Picture this: You’re a college student at a local community college working part time as a secretary in your school’s financial aid office. On your way home from class you smoke a cigarette, then toss it out of your car window into the empty left lane. A police officer happens to be rolling up behind you and catches you flicking the cigarette out of the window. The officer then pulls you over and gives you a littering ticket—a charge that could range from $100 to $1,000 in West Virginia.
For another person who doesn’t have school costs, living expenses and a low wage, this penalty may be affordable, but for you, coming up with the couple hundred dollars is going to be near impossible.
The penalty alone is expensive, not to mention hiring an attorney and paying the additional municipal fees added by the court
Fines and fees associated with criminal justice costs can tally up quickly. Attorneys charge an hourly rate, typically hundreds of dollars an hour, and some even expect clients to pay up front before they’ll agree to represent them.
Even if you don’t need an attorney, simply paying for the cost of a ticket may not be possible in the allotted time before your court date. According to a report from the Federal Reserve from May of last year, almost half of all American adults can’t afford a $400 emergency expense, and more than one-fifth of all adults aren’t able pay the entirety of their monthly bills.
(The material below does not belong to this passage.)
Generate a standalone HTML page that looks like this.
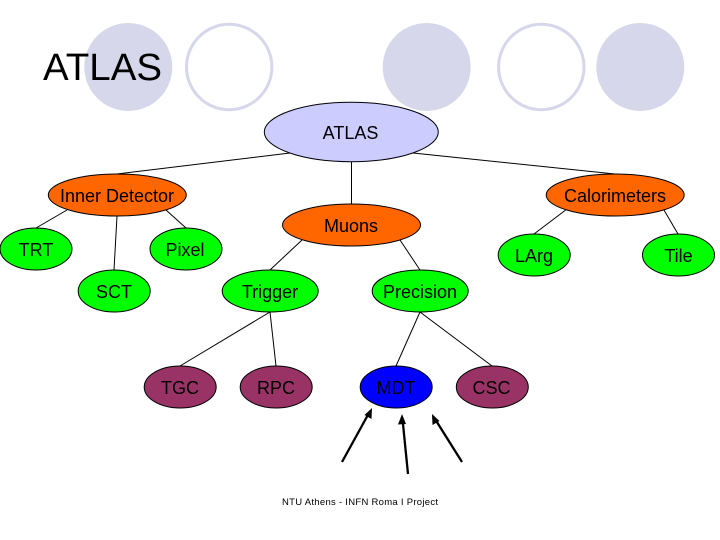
<!DOCTYPE html>
<html>
<head>
<meta charset="utf-8">
<style>
html,body{margin:0;padding:0;background:#fff;width:720px;height:540px;overflow:hidden}
svg{display:block}
text{font-family:"Liberation Sans",sans-serif;fill:#000;text-anchor:middle}
.n{font-size:18px}
ellipse.node{stroke:#000;stroke-width:1}
</style>
</head>
<body>
<svg width="720" height="540" viewBox="0 0 720 540" xmlns="http://www.w3.org/2000/svg">
<circle cx="128.3" cy="67" r="44" fill="#d7d7eb"/>
<circle cx="229.2" cy="67" r="42.7" fill="#fff" stroke="#d7d7eb" stroke-width="3"/>
<circle cx="426.7" cy="67" r="44" fill="#d7d7eb"/>
<circle cx="541.3" cy="67" r="42.7" fill="#fff" stroke="#d7d7eb" stroke-width="3"/>
<circle cx="640.3" cy="67" r="44" fill="#d7d7eb"/>
<text x="102.5" y="80" font-size="38" textLength="119" lengthAdjust="spacingAndGlyphs">ATLAS</text>

<g stroke="#000" stroke-width="1" fill="none">
<line x1="290" y1="153" x2="117" y2="174"/>
<line x1="413" y1="153" x2="615" y2="174"/>
<line x1="351.5" y1="162" x2="351.5" y2="204"/>
<line x1="67" y1="210" x2="36" y2="228"/>
<line x1="117" y1="216" x2="114" y2="270"/>
<line x1="166" y1="210" x2="186" y2="228"/>
<line x1="302" y1="240" x2="270" y2="270"/>
<line x1="400" y1="240" x2="420" y2="270"/>
<line x1="565.7" y1="210" x2="534" y2="234"/>
<line x1="664" y1="210" x2="678" y2="234"/>
<line x1="270" y1="312" x2="180" y2="366"/>
<line x1="270" y1="312" x2="276" y2="366"/>
<line x1="420" y1="312" x2="396" y2="366"/>
<line x1="420" y1="312" x2="492" y2="366"/>
</g>

<ellipse class="node" cx="351.3" cy="132" rx="87" ry="29.7" fill="#ccccff"/>
<ellipse class="node" cx="117.3" cy="195" rx="69" ry="21" fill="#ff6600"/>
<ellipse class="node" cx="615.2" cy="195" rx="69" ry="21" fill="#ff6600"/>
<ellipse class="node" cx="351.5" cy="225" rx="69" ry="21" fill="#ff6600"/>
<ellipse class="node" cx="36" cy="249" rx="36" ry="21" fill="#00ff00"/>
<ellipse class="node" cx="186" cy="249" rx="36" ry="21" fill="#00ff00"/>
<ellipse class="node" cx="534.2" cy="255" rx="36" ry="21" fill="#00ff00"/>
<ellipse class="node" cx="678.5" cy="255" rx="36" ry="21" fill="#00ff00"/>
<ellipse class="node" cx="114.2" cy="291" rx="36" ry="21" fill="#00ff00"/>
<ellipse class="node" cx="270.2" cy="291" rx="48" ry="21" fill="#00ff00"/>
<ellipse class="node" cx="420.2" cy="291" rx="48" ry="21" fill="#00ff00"/>
<ellipse class="node" cx="180.2" cy="387" rx="36" ry="21" fill="#993366"/>
<ellipse class="node" cx="276.2" cy="387" rx="36" ry="21" fill="#993366"/>
<ellipse class="node" cx="396.2" cy="387" rx="36" ry="21" fill="#0000ff"/>
<ellipse class="node" cx="492.3" cy="387" rx="36" ry="21" fill="#993366"/>

<text class="n" x="350.5" y="139">ATLAS</text>
<text class="n" x="117" y="202">Inner Detector</text>
<text class="n" x="615" y="202">Calorimeters</text>
<text class="n" x="351" y="232">Muons</text>
<text class="n" x="36" y="256">TRT</text>
<text class="n" x="185" y="256">Pixel</text>
<text class="n" x="534" y="262">LArg</text>
<text class="n" x="678.5" y="262">Tile</text>
<text class="n" x="114" y="298">SCT</text>
<text class="n" x="270" y="298">Trigger</text>
<text class="n" x="420" y="298">Precision</text>
<text class="n" x="180" y="394">TGC</text>
<text class="n" x="276" y="394">RPC</text>
<text class="n" x="396" y="394">MDT</text>
<text class="n" x="491.5" y="394">CSC</text>

<g stroke="#000" stroke-width="2.3" fill="none">
<line x1="342" y1="462" x2="369" y2="413"/>
<line x1="408" y1="474" x2="402.6" y2="420"/>
<line x1="462" y1="462" x2="435" y2="419"/>
</g>
<polygon points="372,408 371.5,419 364.5,415" fill="#000"/>
<polygon points="402,414 406,424 398,424.5" fill="#000"/>
<polygon points="432,414 439.5,421 432.5,425" fill="#000"/>

<text x="360" y="505" font-size="9.5" textLength="156" lengthAdjust="spacing">NTU Athens - INFN Roma I Project</text>
</svg>
</body>
</html>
An individual struggling to pay regular bills is likely to struggle in the instance of paying off citations, parking tickets, or criminal fines and fees. If you can’t afford to pay a citation or a ticket, you may be forced to serve time in jail.
Municipal courts are able to make a profit from jailing individuals unable to pay the costs associated with misdemeanors like a traffic violation or a littering citation. Judges aren’t mandated to sentence individuals to jail time for not being able to pay charges at their court appearance, but knowing the court is able to make a profit from these sentences could certainly incentivize this kind of outcome.
Understanding the nuances of court fines and fees, let’s get back to the story. Say, hypothetically, you can’t pay the cost of your ticket. Once enrolled in a payment program you miss a payment. Instead of sending you to jail, your license gets suspended. Now you have to find rides to and from work. If you aren’t able to find transportation, you can’t get to work. If you can’t work, you can’t pay money towards your fees.
It’s also worth noting that you may be at risk of losing your job permanently, which could threaten any former stability in a person’s life. The compounding consequences snowball into an outcome that might not solely affect them, but their loved ones. Children aren’t blind to the stress their parents face. It goes without saying that financial instability can lead to things like inadequate nutrition, but what about the trauma of watching a parent struggle to provide a safe and healthy living for them?
For an individual who can afford to pay the initial citation, the experience might have been inconsequential. However, these little fines and fees aren’t so little to the indigent.